(CN) – The U.S. Forest Service failed to adequately consider the cumulative effects of past timber sales when it approved a logging project in the Ochoco National Forest, the 9th Circuit ruled.
The Deep Creek Vegetation Management Project called for the selective logging of 12.8 million board feet of timber in the national forest which is near Bend, Ore.
League of Wilderness Defenders – Blue Mountains Biodiversity Project and Cascadia Wildlands Project claimed the agency violated the National Environmental Policy Act and the National Forest Management Act by moving forward with the project without considering the cumulative effects. The Forest Service also failed to mark large-diameter trees for protection or maintain connective habitat corridors in the logging area, the lawsuit claimed.
The district court dismissed the case with prejudice, finding that the Forest Service adequately included past timber sales in a different report.

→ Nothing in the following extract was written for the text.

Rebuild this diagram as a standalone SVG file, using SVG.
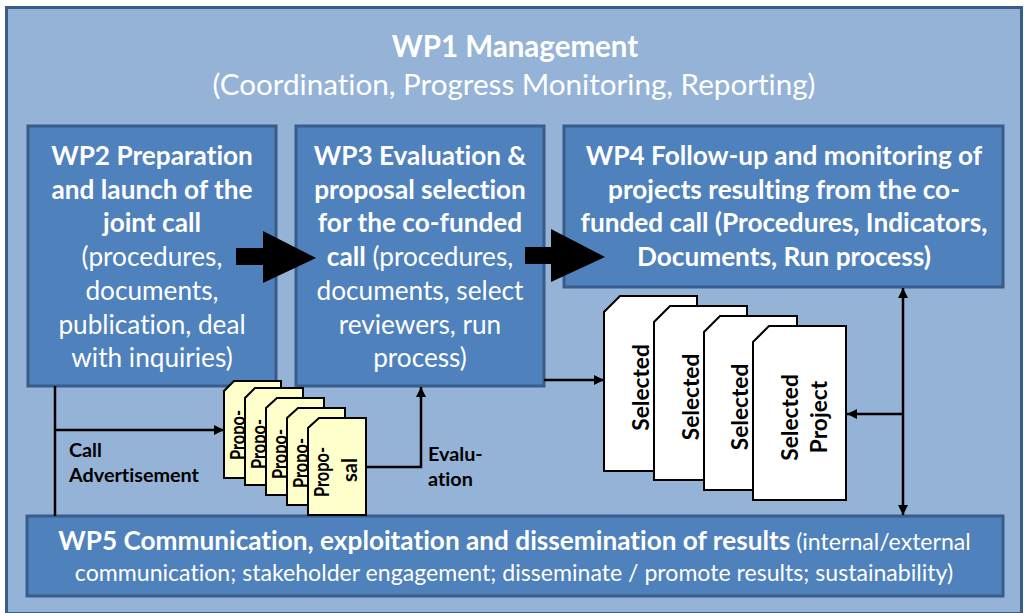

The federal appeals court in San Francisco reversed, ruling that the Forest Service’s almost complete failure to include the relevant past timber-sale inputs in the final environmental impact statement fails to survive arbitrary and capricious review.
The appellate court said the agency only included details of one past timber sale and merely mentioned that other sales existed. The court remanded in order to allow the agency to include the omitted information about timber sales.
However, the court held that the agency’s statement adequately considers future timber sales, grazing and protection for large-diameter trees.